The Armoured Car — Draghunting is a very popular sport around Cork city. A scent is laid over a cross-country course of about ten miles and the harriers or beagles are released in a pack. The first dog home is the winner. One of the most famous was Ringwood, owned by Connie Doyle of the Fairhill Harriers. The great ballad maker, Seán O'Callaghan bestowed upon Ringwood his immortal nom de guerre. I first learned the song from Chris Twomey, concertina player with my earlier band, Stokers Lodge and some additional verses from Seán's brother, Hadda O'Callaghan.

The Fox And The Hare — On first hearing it sounds harmless enough. Closer study discovers misogyny and murder most airy! John O' Connell from Baile Mhuirne, Co. Cork gave me the song, originally an English folk song and published in The Oxford Book of Traditional Verse.

Clonakilty Blackpudding — Ballad makers were traditionally commissioned to sing and compose the praises of their patron's wares. Throughout the Middle Irish period, the Fill sustained themselves by eulogising the Irish aristocracy. So, things haven't changed that much and I'm glad that my patron, Mr. Edward Twomey, has a good sense of the tradition.

The Bantay Girls' Lament — Learned from Tim Lyons of Clare. I mistook the locale for years and didn't realise that there was another Bantry, in North Co. Wexford, where this love song from the Penninsular War comes from.

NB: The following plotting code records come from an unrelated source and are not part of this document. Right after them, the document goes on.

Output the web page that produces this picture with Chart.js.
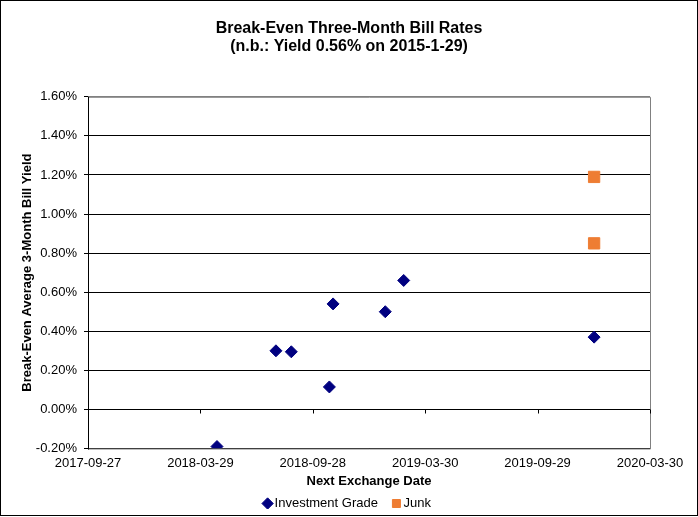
<!DOCTYPE html>
<html>
<head>
<meta charset="utf-8">
<script src="https://cdn.jsdelivr.net/npm/chart.js@4/dist/chart.umd.min.js"></script>
<style>
  body { margin: 0; background: #fff; }
</style>
</head>
<body>
<canvas id="myChart" width="698" height="517"></canvas>
<script>
// data
var startDate = "2017-09-27";
var endDate = "2020-03-30";
var stepDays = 183;

var gradeDates = ["2018-04-25", "2018-07-30", "2018-08-24", "2018-10-25", "2018-10-31", "2019-01-24", "2019-02-23", "2019-12-30"];
var gradeYields = [-0.19, 0.30, 0.295, 0.115, 0.54, 0.50, 0.66, 0.37];

var junkDates = ["2019-12-30", "2019-12-30"];
var junkYields = [1.19, 0.85];

var yTicks = [-0.2, 0, 0.2, 0.4, 0.6, 0.8, 1.0, 1.2, 1.4, 1.6];

// days since start date, so the x ticks fall on the 183 day steps
function dayNum(s) {
  var p = s.split("-");
  return Date.UTC(+p[0], +p[1] - 1, +p[2]) / 86400000;
}
var day0 = dayNum(startDate);
function toX(s) { return dayNum(s) - day0; }
function toLabel(d) {
  return new Date((day0 + d) * 86400000).toISOString().slice(0, 10);
}

function points(dates, vals) {
  var out = [];
  for (var i = 0; i < dates.length; i++) {
    out.push({ x: toX(dates[i]), y: vals[i] });
  }
  return out;
}

var font = "'Liberation Sans', Arial, sans-serif";
Chart.defaults.font.family = font;
Chart.defaults.color = "#000";

// plot frame, zero line ticks and outer border
var framePlugin = {
  id: "frame",
  afterDraw: function(chart) {
    var c = chart.ctx, a = chart.chartArea;
    var xs = chart.scales.x, ys = chart.scales.y;
    c.save();
    c.lineWidth = 1;
    c.strokeStyle = "#808080";
    c.beginPath();
    c.moveTo(a.left, a.top + 0.5);
    c.lineTo(a.right + 0.5, a.top + 0.5);
    c.lineTo(a.right + 0.5, a.bottom + 0.5);
    c.lineTo(a.left, a.bottom + 0.5);
    c.stroke();
    c.strokeStyle = "#000";
    var y0 = Math.round(ys.getPixelForValue(0)) + 0.5;
    c.beginPath();
    c.moveTo(a.left + 0.5, a.top);
    c.lineTo(a.left + 0.5, a.bottom + 1);
    for (var i = 1; i < xs.ticks.length; i++) {
      var px = Math.round(xs.getPixelForValue(xs.ticks[i].value)) + 0.5;
      c.moveTo(px, y0);
      c.lineTo(px, y0 + 4);
    }
    c.stroke();
    c.strokeRect(0.5, 0.5, chart.width - 1, chart.height - 2);
    c.restore();
  }
};

var ctx = document.getElementById("myChart");

var data = {
  datasets: [{
    label: "Investment Grade",
    data: points(gradeDates, gradeYields),
    pointStyle: "rectRot",
    pointRadius: 6,
    pointHoverRadius: 6,
    backgroundColor: "#000080",
    borderColor: "#000080",
    borderWidth: 1,
    showLine: false
  }, {
    label: "Junk",
    data: points(junkDates, junkYields),
    pointStyle: "rect",
    pointRadius: 8,
    pointHoverRadius: 8,
    backgroundColor: "#ee7d33",
    borderColor: "#ee7d33",
    borderWidth: 1,
    showLine: false
  }]
};

var options = {
  responsive: false,
  animation: false,
  layout: { padding: { left: 0, right: 0, top: 0, bottom: 8 } },
  plugins: {
    title: {
      display: true,
      text: ["Break-Even Three-Month Bill Rates", "(n.b.: Yield 0.56% on 2015-1-29)"],
      font: { size: 16, weight: "bold", lineHeight: 1.15 },
      padding: { top: 19, bottom: 41 }
    },
    legend: {
      position: "bottom",
      maxHeight: 30,
      labels: {
        usePointStyle: true,
        boxWidth: 1,
        boxHeight: 8,
        padding: 18,
        font: { size: 13 }
      }
    },
    tooltip: { enabled: false }
  },
  scales: {
    x: {
      type: "linear",
      min: 0,
      max: toX(endDate),
      border: { display: false },
      grid: { display: false, drawTicks: false },
      afterFit: function(s) {
        s.height = 30.5;
        s.paddingRight = 48;
      },
      ticks: {
        stepSize: stepDays,
        padding: 7,
        font: { size: 13 },
        callback: function(v) { return toLabel(v); },
        maxRotation: 0
      },
      title: {
        display: true,
        text: "Next Exchange Date",
        font: { size: 13, weight: "bold" },
        padding: { top: 0, bottom: -10.5 }
      }
    },
    y: {
      min: yTicks[0],
      max: yTicks[yTicks.length - 1],
      afterBuildTicks: function(s) {
        s.ticks = yTicks.map(function(v) { return { value: v }; });
      },
      afterFit: function(s) { s.width = 88; },
      border: { display: false },
      grid: {
        color: function(c) { return c.index === yTicks.length - 1 ? "#808080" : "#000"; },
        tickLength: 4,
        tickColor: "#000"
      },
      ticks: {
        padding: 7,
        font: { size: 13 },
        callback: function(v) { return v.toFixed(2) + "%"; }
      },
      title: {
        display: true,
        text: "Break-Even Average 3-Month Bill Yield",
        font: { size: 13, weight: "bold" },
        padding: { top: 20, bottom: 0 }
      }
    }
  }
};

var myChart = new Chart(ctx, {
  type: "scatter",
  data: data,
  options: options,
  plugins: [framePlugin]
});
</script>
</body>
</html>
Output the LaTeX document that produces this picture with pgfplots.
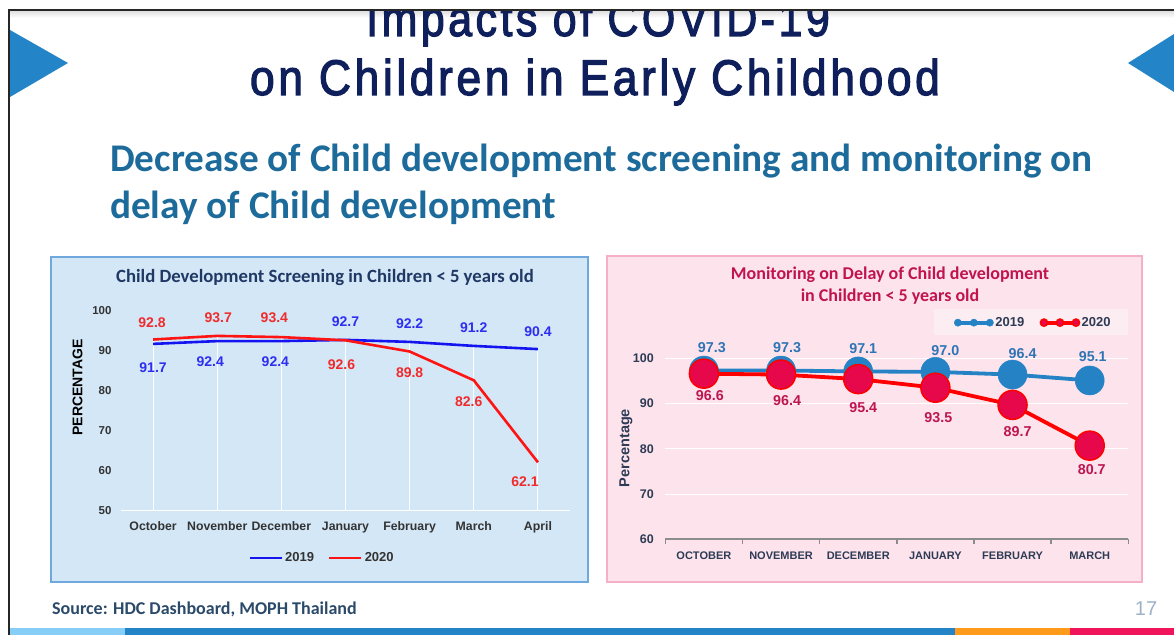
\documentclass[border=0pt]{standalone}
\usepackage{pgfplots}
\pgfplotsset{compat=1.18}
\usepackage{pgfplotstable}
\usepackage{fontspec}
\setmainfont{Carlito}
\newfontfamily\arial{Liberation Sans}
\newfontfamily\titlefont[FakeBold=2.5, LetterSpace=8]{Liberation Sans}
\definecolor{titlenavy}{HTML}{0E1F5B}
\definecolor{subblue}{HTML}{1D6B9B}
\definecolor{trib}{HTML}{2385C7}
\definecolor{pbfill}{HTML}{D3E7F7}
\definecolor{pbdraw}{HTML}{6FA8DC}
\definecolor{ppfill}{HTML}{FDE4EC}
\definecolor{ppdraw}{HTML}{F5B0C6}
\definecolor{legpink}{HTML}{FCEDF2}
\definecolor{lblue}{HTML}{1414F0}
\definecolor{lred}{HTML}{FF1414}
\definecolor{lbluetxt}{HTML}{2E2EF0}
\definecolor{lredtxt}{HTML}{F02B2B}
\definecolor{ltick}{HTML}{333333}
\definecolor{ltitle}{HTML}{1F3864}
\definecolor{rtitle}{HTML}{C0134F}
\definecolor{rblue}{HTML}{2583C5}
\definecolor{rbluetxt}{HTML}{2F74B5}
\definecolor{rred}{HTML}{FF0000}
\definecolor{rredfill}{HTML}{E6084A}
\definecolor{rredtxt}{HTML}{BD1550}
\definecolor{rtick}{HTML}{2E3B55}
\definecolor{axgray}{HTML}{8C8C8C}
\definecolor{srccol}{HTML}{2B4A6A}
\definecolor{pagenum}{HTML}{9DB2C6}
\definecolor{stA}{HTML}{86CDF7}
\definecolor{stB}{HTML}{2385C7}
\definecolor{stC}{HTML}{FF9A1A}
\definecolor{stD}{HTML}{F0145A}

\pgfplotstableread{
x y lab dx dy
0 91.7 91.7 0 -24
1 92.4 92.4 -7 -21
2 92.4 92.4 -6 -21
3 92.7 92.7 0 18
4 92.2 92.2 0 18
5 91.2 91.2 0 18
6 90.4 90.4 0 17
}\screenA
\pgfplotstableread{
x y lab dx dy
0 92.8 92.8 -1 17
1 93.7 93.7 1 18
2 93.4 93.4 -7 19
3 92.6 92.6 -4 -24
4 89.8 89.8 0 -21
5 82.6 82.6 -5 -21
6 62.1 62.1 -13 -19
}\screenB
\pgfplotstableread{
x y lab dx dy
0 97.3 97.3 8 23
1 97.3 97.3 6 23
2 97.1 97.1 5 23
3 97.0 97.0 10 21
4 96.4 96.4 10 21
5 95.1 95.1 3 24
}\monA
\pgfplotstableread{
x y lab dx dy
0 96.6 96.6 6 -22
1 96.4 96.4 6 -26
2 95.4 95.4 5 -28
3 93.5 93.5 3 -30
4 89.7 89.7 5 -27
5 80.7 80.7 2 -24
}\monB

\newcommand\af[1]{\arial\bfseries\fontsize{#1}{#1}\selectfont}

\begin{document}
\begin{tikzpicture}
\path[use as bounding box] (0,0) rectangle (1174pt,635pt);
\fill[white] (0,0) rectangle (1174pt,635pt);
\begin{scope}[x=1pt,y=-1pt,yshift=635pt]
  % frame
  \shade[top color=black!12, bottom color=white] (9,11) rectangle (1174,18);
  \draw[black!85, line width=1.6pt] (8,10) -- (1174,10);
  \draw[black!85, line width=1.6pt] (9,10) -- (9,635);
  % triangles
  \fill[trib] (10,30) -- (68,63) -- (10,97) -- cycle;
  \fill[trib] (1174,34) -- (1128,63) -- (1174,92) -- cycle;
  % title
  \begin{scope}
    \clip (0,12) rectangle (1174,120);
    \node[anchor=base, text=titlenavy, inner sep=0pt] at (598,36) {\scalebox{0.86}[1]{\titlefont\fontsize{50}{50}\selectfont Impacts of COVID-19}};
    \node[anchor=base, text=titlenavy, inner sep=0pt] at (595,95) {\scalebox{0.89}[1]{\titlefont\fontsize{50}{50}\selectfont on Children in Early Childhood}};
  \end{scope}
  % subtitle
  \node[anchor=base west, text=subblue, inner sep=0pt] at (110,172) {\bfseries\fontsize{39.2}{39.2}\selectfont Decrease of Child development screening and monitoring on};
  \node[anchor=base west, text=subblue, inner sep=0pt] at (110,219) {\bfseries\fontsize{39.2}{39.2}\selectfont delay of Child development};
  % panels
  \draw[pbdraw, fill=pbfill, line width=1.2pt] (51,257) rectangle (588,582);
  \draw[ppdraw, fill=ppfill, line width=1.2pt] (607,256) rectangle (1142,582);
  \fill[legpink] (934,309) rectangle (1128,335);
  % chart titles
  \node[text=ltitle, inner sep=0pt] at (325,277.5) {\bfseries\fontsize{18.7}{18.7}\selectfont Child Development Screening in Children < 5 years old};
  \node[text=rtitle, inner sep=0pt] at (890,274.5) {\bfseries\fontsize{18}{18}\selectfont Monitoring on Delay of Child development};
  \node[text=rtitle, inner sep=0pt] at (890,296.5) {\bfseries\fontsize{18}{18}\selectfont in Children < 5 years old};
  % footer
  \node[anchor=west, text=srccol, inner sep=0pt] at (52,609) {\bfseries\fontsize{18}{18}\selectfont Source: HDC Dashboard, MOPH Thailand};
  \node[text=pagenum, inner sep=0pt] at (1146,609) {\arial\fontsize{20}{20}\selectfont 17};
  \fill[stA] (10,628) rectangle (125,635);
  \fill[stB] (125,628) rectangle (955,635);
  \fill[stC] (955,628) rectangle (1070,635);
  \fill[stD] (1070,628) rectangle (1174,635);
\end{scope}

% ---------------- left chart
\begin{axis}[
  at={(121pt,124.3pt)}, anchor=south west,
  scale only axis, width=449pt, height=200pt,
  xmin=-0.5, xmax=6.5, ymin=50, ymax=100,
  clip=false,
  axis x line*=bottom, axis y line*=left,
  x axis line style={white, line width=1pt, -},
  y axis line style={draw=none},
  xtick={0,...,6},
  xticklabels={October,November,December,January,February,March,April},
  ytick={50,60,...,100},
  major tick length=0pt,
  /pgf/number format/assume math mode=true,
  xticklabel style={font=\af{12.3}, text=ltick, yshift=-7pt, text height=9pt, text depth=3pt},
  yticklabel style={font=\af{11.5}, text=ltick, xshift=-6pt},
  ylabel={PERCENTAGE},
  ylabel style={font=\af{14}, text=black, at={(axis description cs:-0.0969,0.616)}, anchor=center},
  legend style={draw=none, fill=none, at={(0.448,-0.237)}, anchor=center,
    legend columns=2, font=\af{13}, text=ltick,
    /tikz/every even column/.append style={column sep=12pt}},
  legend image code/.code={\draw[#1] (0pt,0pt) -- (32pt,0pt);},
  point meta=explicit symbolic,
]
\addplot[white, line width=1pt, unbounded coords=jump, forget plot] coordinates {
 (0,50) (0,92.8) (0,nan) (1,50) (1,93.7) (1,nan) (2,50) (2,93.4) (2,nan)
 (3,50) (3,92.7) (3,nan) (4,50) (4,92.2) (4,nan) (5,50) (5,91.2) (5,nan)
 (6,50) (6,90.4)};
\addplot[lblue, line width=2.6pt, no marks,
  visualization depends on={\thisrow{dx} \as \lx},
  visualization depends on={\thisrow{dy} \as \ly},
  nodes near coords,
  nodes near coords style={anchor=center, xshift=\lx pt, yshift=\ly pt, font=\af{14}, text=lbluetxt, inner sep=0pt}]
  table[x=x, y=y, meta=lab] {\screenA};
\addlegendentry{2019}
\addplot[lred, line width=2.6pt, no marks,
  visualization depends on={\thisrow{dx} \as \lx},
  visualization depends on={\thisrow{dy} \as \ly},
  nodes near coords,
  nodes near coords style={anchor=center, xshift=\lx pt, yshift=\ly pt, font=\af{14}, text=lredtxt, inner sep=0pt}]
  table[x=x, y=y, meta=lab] {\screenB};
\addlegendentry{2020}
\end{axis}

% ---------------- right chart
\begin{axis}[
  at={(665.3pt,95.7pt)}, anchor=south west,
  scale only axis, width=463pt, height=181pt,
  xmin=-0.5, xmax=5.5, ymin=60, ymax=100,
  clip=false,
  axis x line*=bottom, axis y line*=left,
  x axis line style={axgray, line width=1.8pt, -},
  y axis line style={draw=none},
  ymajorgrids, grid style={white, line width=1pt},
  xtick={0,...,5},
  xticklabels={OCTOBER,NOVEMBER,DECEMBER,JANUARY,FEBRUARY,MARCH},
  ytick={60,70,...,100},
  major tick length=0pt,
  extra x ticks={-0.5,0.5,1.5,2.5,3.5,4.5,5.5},
  extra x tick labels={},
  extra x tick style={major tick length=5pt, tick align=outside, tick style={axgray, line width=1.5pt}},
  /pgf/number format/assume math mode=true,
  xticklabel style={font=\af{11}, text=rtick, yshift=-9pt, text height=8pt, text depth=2pt},
  yticklabel style={font=\af{12.5}, text=rtick, xshift=-8pt},
  ylabel={Percentage},
  ylabel style={font=\af{14.5}, text=rtick, at={(axis description cs:-0.0849,0.504)}, anchor=center},
  legend style={draw=none, fill=none, at={(0.795,1.197)}, anchor=center,
    legend columns=2, font=\af{13}, text=rtick,
    /tikz/every even column/.append style={column sep=14pt}},
  legend image code/.code={\draw[#1, mark size=3.6pt] plot coordinates {(0pt,0pt) (16pt,0pt) (32pt,0pt)};},
  point meta=explicit symbolic,
]
\addplot[rblue, line width=3.8pt, mark=*, mark size=14.5pt,
  mark options={fill=rblue, draw=rblue, line width=0.5pt},
  visualization depends on={\thisrow{dx} \as \lx},
  visualization depends on={\thisrow{dy} \as \ly},
  nodes near coords,
  nodes near coords style={anchor=center, xshift=\lx pt, yshift=\ly pt, font=\af{14.3}, text=rbluetxt, inner sep=0pt}]
  table[x=x, y=y, meta=lab] {\monA};
\addlegendentry{2019}
\addplot[rred, line width=3.8pt, mark=*, mark size=14.5pt,
  mark options={fill=rredfill, draw=rred, line width=1.5pt},
  visualization depends on={\thisrow{dx} \as \lx},
  visualization depends on={\thisrow{dy} \as \ly},
  nodes near coords,
  nodes near coords style={anchor=center, xshift=\lx pt, yshift=\ly pt, font=\af{14.3}, text=rredtxt, inner sep=0pt}]
  table[x=x, y=y, meta=lab] {\monB};
\addlegendentry{2020}
\end{axis}
\end{tikzpicture}
\end{document}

Salonika — From the female perspective, this political song from the First World War weighs the fortunes of the "Separa women" who received separation pay from the British government and the "Slacker women" a pejorative term for those who, for nationalist reasons, refused to join the war effort. I learned most of the verses from Mrs. Helena Ronayne, grandmother of Mick Murphy of Stokers Lodge.